____ Collected material

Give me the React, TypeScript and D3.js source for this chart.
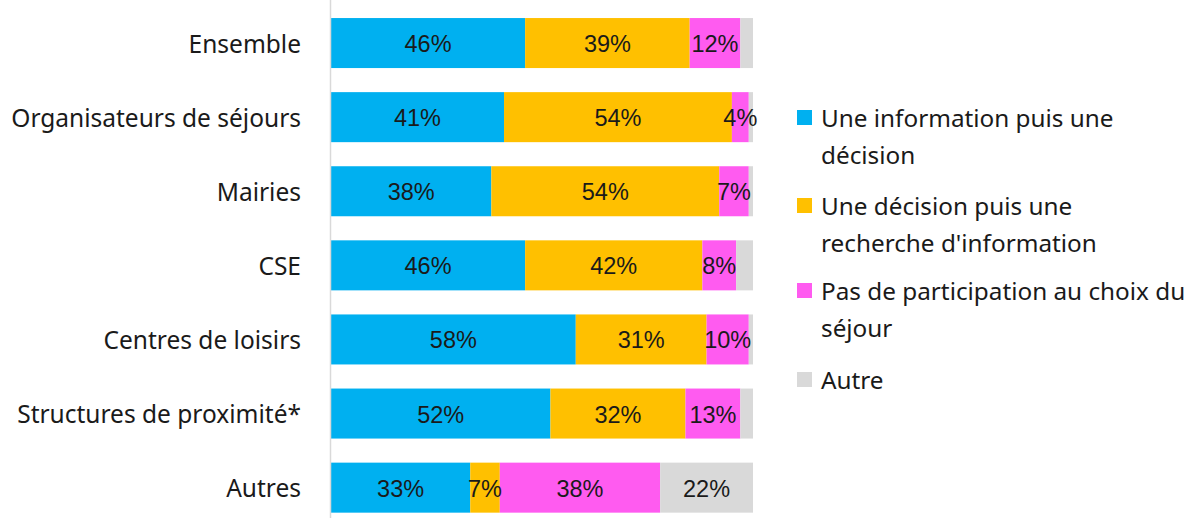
import React from "react";
import * as d3 from "d3";

const categories = [
  "Ensemble",
  "Organisateurs de séjours",
  "Mairies",
  "CSE",
  "Centres de loisirs",
  "Structures de proximité*",
  "Autres",
];
const seriesNames = [
  "Une information puis une décision",
  "Une décision puis une recherche d'information",
  "Pas de participation au choix du séjour",
  "Autre",
];
const legendLines = [
  ["Une information puis une", "décision"],
  ["Une décision puis une", "recherche d'information"],
  ["Pas de participation au choix du", "séjour"],
  ["Autre"],
];
const infoPuisDecision = [46, 41, 38, 46, 58, 52, 33];
const decisionPuisInfo = [39, 54, 54, 42, 31, 32, 7];
const pasParticipation = [12, 4, 7, 8, 10, 13, 38];
const autre = [3, 1, 1, 4, 1, 3, 22];
const colors = ["#00B0F0", "#FFC000", "#FF5BF0", "#D9D9D9"];

const W = 1198;
const H = 518;

export default function App() {
  const seriesValues = [infoPuisDecision, decisionPuisInfo, pasParticipation, autre];
  const rows = categories.map((c, i) => {
    const o: any = { cat: c };
    seriesNames.forEach((s, j) => (o[s] = seriesValues[j][i]));
    return o;
  });
  const stack = d3.stack<any>().keys(seriesNames)(rows);

  const x = d3.scaleLinear().domain([0, 100]).range([331, 753]);
  const y = d3
    .scaleBand()
    .domain(categories)
    .range([6, 524.7])
    .paddingInner(0.325)
    .paddingOuter(0.1625);
  const bw = y.bandwidth();

  const labelFont = "'Liberation Sans', Arial, sans-serif";
  const catFont = "'Noto Sans', sans-serif";

  return (
    <svg
      width={W}
      height={H}
      style={{ position: "absolute", left: 0, top: 0, background: "#fff" }}
    >
      <rect x={0} y={0} width={W} height={H} fill="#fff" />
      {stack.map((layer, j) => (
        <g key={"r" + j}>
          {layer.map((d, i) => (
            <rect
              key={i}
              x={x(d[0])}
              y={y(categories[i])!}
              width={Math.max(0, x(d[1]) - x(d[0]))}
              height={bw}
              fill={colors[j]}
            />
          ))}
        </g>
      ))}
      {stack.map((layer, j) => (
        <g key={"t" + j}>
          {layer.map((d, i) => {
            const v = d[1] - d[0];
            const show = j === 3 ? v >= 10 : v >= 4;
            if (!show) return null;
            return (
              <text
                key={i}
                x={(x(d[0]) + x(d[1])) / 2}
                y={y(categories[i])! + bw / 2 + 1}
                textAnchor="middle"
                dominantBaseline="central"
                fontFamily={labelFont}
                fontSize={23.5}
                fill="#1a1a1a"
              >
                {`${v}%`}
              </text>
            );
          })}
        </g>
      ))}
      <line x1={330.5} x2={330.5} y1={0} y2={H} stroke="#D9D9D9" strokeWidth={1.5} />
      {categories.map((c) => (
        <text
          key={c}
          x={301}
          y={y(c)! + bw / 2}
          textAnchor="end"
          dominantBaseline="central"
          fontFamily={catFont}
          fontSize={24.5}
          fill="#1a1a1a"
        >
          {c}
        </text>
      ))}
      {legendLines.map((lines, j) => {
        const top = [117, 205, 290, 379][j];
        return (
          <g key={j}>
            <rect x={797} y={top - 7} width={15} height={15} fill={colors[j]} />
            {lines.map((l, k) => (
              <text
                key={k}
                x={821}
                y={top + k * 37}
                dominantBaseline="central"
                fontFamily={catFont}
                fontSize={24.3}
                fill="#1a1a1a"
              >
                {l}
              </text>
            ))}
          </g>
        );
      })}
    </svg>
  );
}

________

*Description of the task:* Write out the full set of lines verbatim, without the pictures.

*Full solution:*
Give me the React, TypeScript and D3.js source for this chart.
import React from "react";
import * as d3 from "d3";

const categories = [
  "Ensemble",
  "Organisateurs de séjours",
  "Mairies",
  "CSE",
  "Centres de loisirs",
  "Structures de proximité*",
  "Autres",
];
const seriesNames = [
  "Une information puis une décision",
  "Une décision puis une recherche d'information",
  "Pas de participation au choix du séjour",
  "Autre",
];
const legendLines = [
  ["Une information puis une", "décision"],
  ["Une décision puis une", "recherche d'information"],
  ["Pas de participation au choix du", "séjour"],
  ["Autre"],
];
const infoPuisDecision = [46, 41, 38, 46, 58, 52, 33];
const decisionPuisInfo = [39, 54, 54, 42, 31, 32, 7];
const pasParticipation = [12, 4, 7, 8, 10, 13, 38];
const autre = [3, 1, 1, 4, 1, 3, 22];
const colors = ["#00B0F0", "#FFC000", "#FF5BF0", "#D9D9D9"];

const W = 1198;
const H = 518;

export default function App() {
  const seriesValues = [infoPuisDecision, decisionPuisInfo, pasParticipation, autre];
  const rows = categories.map((c, i) => {
    const o: any = { cat: c };
    seriesNames.forEach((s, j) => (o[s] = seriesValues[j][i]));
    return o;
  });
  const stack = d3.stack<any>().keys(seriesNames)(rows);

  const x = d3.scaleLinear().domain([0, 100]).range([331, 753]);
  const y = d3
    .scaleBand()
    .domain(categories)
    .range([6, 524.7])
    .paddingInner(0.325)
    .paddingOuter(0.1625);
  const bw = y.bandwidth();

  const labelFont = "'Liberation Sans', Arial, sans-serif";
  const catFont = "'Noto Sans', sans-serif";

  return (
    <svg
      width={W}
      height={H}
      style={{ position: "absolute", left: 0, top: 0, background: "#fff" }}
    >
      <rect x={0} y={0} width={W} height={H} fill="#fff" />
      {stack.map((layer, j) => (
        <g key={"r" + j}>
          {layer.map((d, i) => (
            <rect
              key={i}
              x={x(d[0])}
              y={y(categories[i])!}
              width={Math.max(0, x(d[1]) - x(d[0]))}
              height={bw}
              fill={colors[j]}
            />
          ))}
        </g>
      ))}
      {stack.map((layer, j) => (
        <g key={"t" + j}>
          {layer.map((d, i) => {
            const v = d[1] - d[0];
            const show = j === 3 ? v >= 10 : v >= 4;
            if (!show) return null;
            return (
              <text
                key={i}
                x={(x(d[0]) + x(d[1])) / 2}
                y={y(categories[i])! + bw / 2 + 1}
                textAnchor="middle"
                dominantBaseline="central"
                fontFamily={labelFont}
                fontSize={23.5}
                fill="#1a1a1a"
              >
                {`${v}%`}
              </text>
            );
          })}
        </g>
      ))}
      <line x1={330.5} x2={330.5} y1={0} y2={H} stroke="#D9D9D9" strokeWidth={1.5} />
      {categories.map((c) => (
        <text
          key={c}
          x={301}
          y={y(c)! + bw / 2}
          textAnchor="end"
          dominantBaseline="central"
          fontFamily={catFont}
          fontSize={24.5}
          fill="#1a1a1a"
        >
          {c}
        </text>
      ))}
      {legendLines.map((lines, j) => {
        const top = [117, 205, 290, 379][j];
        return (
          <g key={j}>
            <rect x={797} y={top - 7} width={15} height={15} fill={colors[j]} />
            {lines.map((l, k) => (
              <text
                key={k}
                x={821}
                y={top + k * 37}
                dominantBaseline="central"
                fontFamily={catFont}
                fontSize={24.3}
                fill="#1a1a1a"
              >
                {l}
              </text>
            ))}
          </g>
        );
      })}
    </svg>
  );
}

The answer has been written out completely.